DATASET:
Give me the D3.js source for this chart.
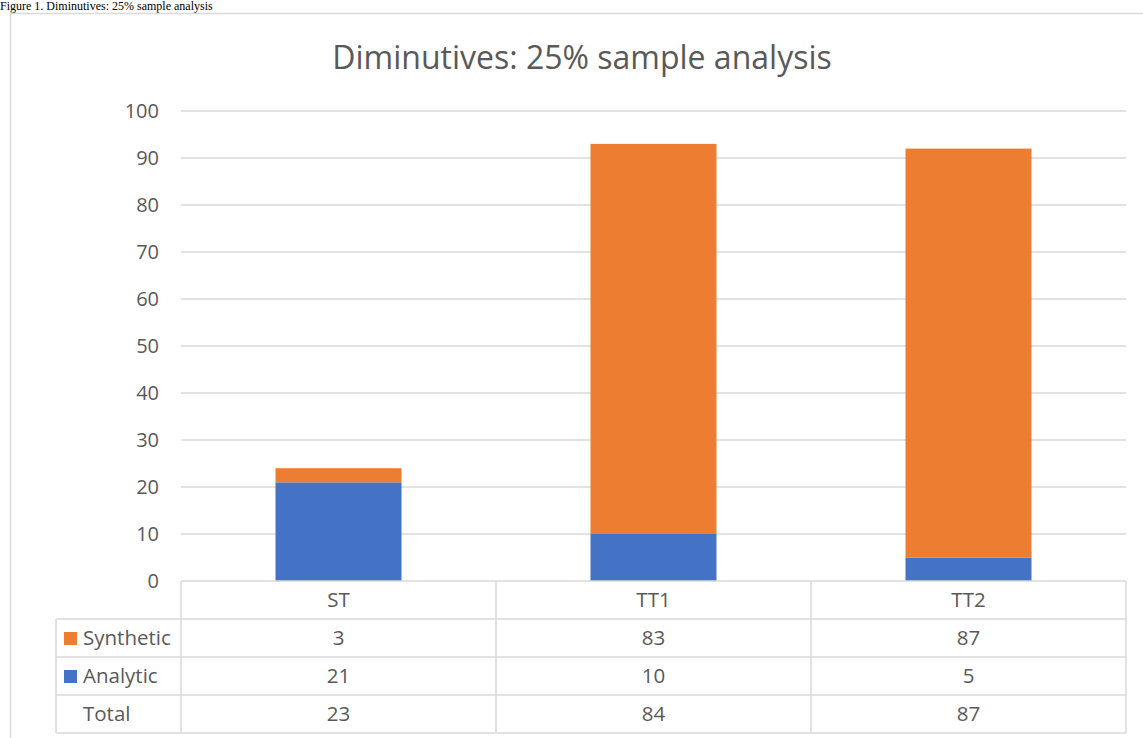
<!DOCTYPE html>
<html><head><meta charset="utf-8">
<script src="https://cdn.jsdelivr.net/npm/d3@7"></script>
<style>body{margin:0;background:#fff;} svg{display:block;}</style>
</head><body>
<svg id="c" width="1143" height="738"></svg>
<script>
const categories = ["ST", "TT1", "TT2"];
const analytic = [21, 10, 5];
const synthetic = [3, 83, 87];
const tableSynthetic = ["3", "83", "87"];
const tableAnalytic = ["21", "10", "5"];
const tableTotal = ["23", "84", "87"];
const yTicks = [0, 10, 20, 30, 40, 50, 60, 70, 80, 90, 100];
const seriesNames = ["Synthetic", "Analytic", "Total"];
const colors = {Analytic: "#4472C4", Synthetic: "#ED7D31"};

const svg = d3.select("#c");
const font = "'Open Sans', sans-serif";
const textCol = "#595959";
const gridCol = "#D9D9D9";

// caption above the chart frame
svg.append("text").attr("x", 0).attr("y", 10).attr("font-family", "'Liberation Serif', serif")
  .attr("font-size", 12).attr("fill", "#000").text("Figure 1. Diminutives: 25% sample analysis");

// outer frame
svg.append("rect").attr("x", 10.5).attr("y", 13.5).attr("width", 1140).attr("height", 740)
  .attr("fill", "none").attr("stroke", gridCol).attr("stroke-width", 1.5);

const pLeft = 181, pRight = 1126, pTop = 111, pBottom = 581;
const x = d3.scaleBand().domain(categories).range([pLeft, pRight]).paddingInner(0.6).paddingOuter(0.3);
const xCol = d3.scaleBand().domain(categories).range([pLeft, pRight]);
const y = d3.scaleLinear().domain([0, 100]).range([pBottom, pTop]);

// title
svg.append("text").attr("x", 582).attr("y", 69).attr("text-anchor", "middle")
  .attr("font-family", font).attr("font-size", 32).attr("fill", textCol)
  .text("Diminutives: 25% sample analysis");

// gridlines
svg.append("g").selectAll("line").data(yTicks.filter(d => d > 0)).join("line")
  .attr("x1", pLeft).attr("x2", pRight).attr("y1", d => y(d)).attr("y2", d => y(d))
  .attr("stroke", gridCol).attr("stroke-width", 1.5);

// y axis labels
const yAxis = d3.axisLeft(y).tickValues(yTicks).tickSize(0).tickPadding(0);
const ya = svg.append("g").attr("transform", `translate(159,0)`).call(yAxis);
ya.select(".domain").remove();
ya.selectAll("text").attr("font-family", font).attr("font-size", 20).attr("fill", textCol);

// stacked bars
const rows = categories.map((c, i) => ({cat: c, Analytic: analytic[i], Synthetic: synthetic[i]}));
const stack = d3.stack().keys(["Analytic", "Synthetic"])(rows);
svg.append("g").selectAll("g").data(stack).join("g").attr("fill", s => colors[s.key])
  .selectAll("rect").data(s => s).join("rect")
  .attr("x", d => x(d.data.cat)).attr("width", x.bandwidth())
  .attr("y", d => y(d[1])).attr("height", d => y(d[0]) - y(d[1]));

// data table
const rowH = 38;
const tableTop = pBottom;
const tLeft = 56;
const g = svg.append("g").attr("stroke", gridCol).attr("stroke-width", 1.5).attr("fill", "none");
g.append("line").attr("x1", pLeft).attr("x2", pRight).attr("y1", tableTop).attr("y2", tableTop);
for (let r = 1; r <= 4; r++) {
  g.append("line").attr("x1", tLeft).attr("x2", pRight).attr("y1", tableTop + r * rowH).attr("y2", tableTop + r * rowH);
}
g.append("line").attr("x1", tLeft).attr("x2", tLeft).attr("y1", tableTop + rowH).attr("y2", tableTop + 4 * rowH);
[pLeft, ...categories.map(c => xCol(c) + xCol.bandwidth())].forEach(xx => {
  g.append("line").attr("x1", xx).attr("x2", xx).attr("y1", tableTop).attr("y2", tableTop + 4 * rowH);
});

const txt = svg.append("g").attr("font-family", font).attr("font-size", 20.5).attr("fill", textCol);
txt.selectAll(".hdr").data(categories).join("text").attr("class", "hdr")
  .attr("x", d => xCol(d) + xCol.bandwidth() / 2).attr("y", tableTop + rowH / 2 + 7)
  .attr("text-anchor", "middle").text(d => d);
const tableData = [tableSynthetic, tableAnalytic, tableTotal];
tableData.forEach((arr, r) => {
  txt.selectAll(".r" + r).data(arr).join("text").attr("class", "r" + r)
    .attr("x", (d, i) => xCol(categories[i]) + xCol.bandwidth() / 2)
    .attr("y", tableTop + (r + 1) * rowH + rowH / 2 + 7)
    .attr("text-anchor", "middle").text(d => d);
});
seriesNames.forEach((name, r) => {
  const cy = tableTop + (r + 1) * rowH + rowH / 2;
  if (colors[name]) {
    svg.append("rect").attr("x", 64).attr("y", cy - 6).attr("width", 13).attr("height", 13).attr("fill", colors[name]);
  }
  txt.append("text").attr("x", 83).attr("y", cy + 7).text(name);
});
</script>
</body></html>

* * *

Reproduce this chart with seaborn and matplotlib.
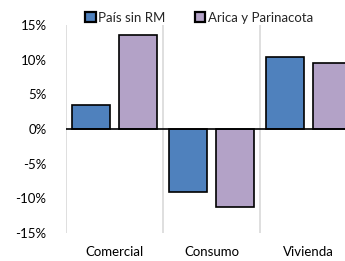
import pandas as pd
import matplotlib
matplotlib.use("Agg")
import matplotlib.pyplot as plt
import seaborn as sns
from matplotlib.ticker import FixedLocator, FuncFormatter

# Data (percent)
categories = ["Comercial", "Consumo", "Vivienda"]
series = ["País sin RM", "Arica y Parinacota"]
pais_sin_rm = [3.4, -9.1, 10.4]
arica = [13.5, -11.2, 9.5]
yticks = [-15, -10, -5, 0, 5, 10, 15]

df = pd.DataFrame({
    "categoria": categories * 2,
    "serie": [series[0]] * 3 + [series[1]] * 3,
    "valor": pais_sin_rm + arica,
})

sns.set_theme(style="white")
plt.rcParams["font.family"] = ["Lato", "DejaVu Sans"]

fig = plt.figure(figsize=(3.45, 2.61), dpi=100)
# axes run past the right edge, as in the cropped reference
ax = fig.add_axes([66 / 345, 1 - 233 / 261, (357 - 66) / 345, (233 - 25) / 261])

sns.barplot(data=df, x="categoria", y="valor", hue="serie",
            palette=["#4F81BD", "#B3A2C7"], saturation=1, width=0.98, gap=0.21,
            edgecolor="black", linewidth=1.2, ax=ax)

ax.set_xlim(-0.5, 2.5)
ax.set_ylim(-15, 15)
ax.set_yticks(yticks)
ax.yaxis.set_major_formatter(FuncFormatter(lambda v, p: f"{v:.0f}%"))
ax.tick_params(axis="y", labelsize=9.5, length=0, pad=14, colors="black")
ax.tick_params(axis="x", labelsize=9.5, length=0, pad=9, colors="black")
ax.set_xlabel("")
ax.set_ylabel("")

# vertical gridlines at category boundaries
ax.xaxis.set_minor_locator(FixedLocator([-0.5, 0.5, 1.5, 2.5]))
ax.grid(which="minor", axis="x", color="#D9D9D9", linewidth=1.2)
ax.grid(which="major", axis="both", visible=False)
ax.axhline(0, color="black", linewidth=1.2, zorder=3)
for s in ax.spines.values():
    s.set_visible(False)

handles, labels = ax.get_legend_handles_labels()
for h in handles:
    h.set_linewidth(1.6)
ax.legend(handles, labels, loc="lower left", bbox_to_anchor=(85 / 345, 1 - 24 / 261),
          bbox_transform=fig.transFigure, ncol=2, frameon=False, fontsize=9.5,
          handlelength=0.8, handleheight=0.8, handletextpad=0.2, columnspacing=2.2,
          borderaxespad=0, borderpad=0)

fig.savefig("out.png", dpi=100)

TASK DESCRIPTION: From the data above, count the lines where "seaborn" occurs and give that figure and nothing else.

RESULT OF THE EXERCISE: 2